The cell-based diabetes treatment has been tested on diabetic mice, who displayed normal blood sugar levels for several weeks after being treated with the engineered insulin. Within two years, Martin Fussenegger, who led the research at the ETH university in Basel, hopes to start clinical trial. Indian scientist Prateek Saxena is also a part of the research.
If successful, it would work for type 1 diabetes and type 2 diabetes that need insulin injection.
"By 2040, every tenth human on the planet will suffer from some kind of diabetes, that's dramatic. We should be able to do a lot better than people measuring their glucose," Fussenegger said.
Fussenegger re-engineered human kidney cells, known as HEK cells, to perform the function of the pancreas. The cells were engineered to make them sensitive to glucose levels and to make sure they release insulin when glucose levels increase beyond a certain limit.
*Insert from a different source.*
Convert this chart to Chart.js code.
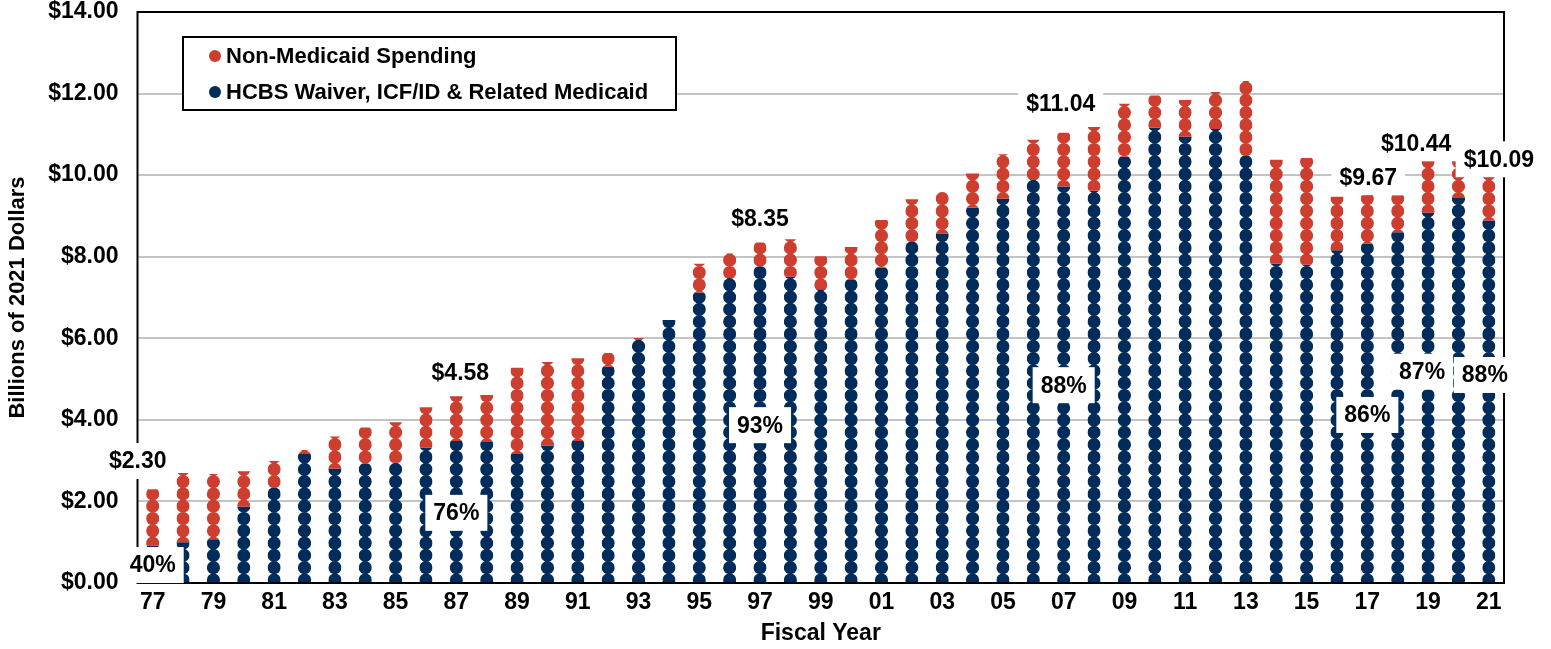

"It's hard to understand why ours should be better than something that evolved for millions of years," said Fussenegger. "It shows that as engineers, thinking rationally, we can also do a very good job."
In India, the number of diabetes patients is likely to increase to 101 million in India by 2030, the World Health Organisation (WHO) estimated.
Kerala, Tamil Nadu and Gujarat have the highest number of diabetes cases in the country. At least 8.2 percent of adult male population and 6.8 percent of adult women are diabetic in India. According to a study in the Indian Journal of Endocrinology and Metabolism, at least 97,700 children have type 1 diabetes. And globally, 642 million adults will be affected by diabetes by 2040.
The research even if it goes into clinical trial within two years will take at least a decade to be available in the market.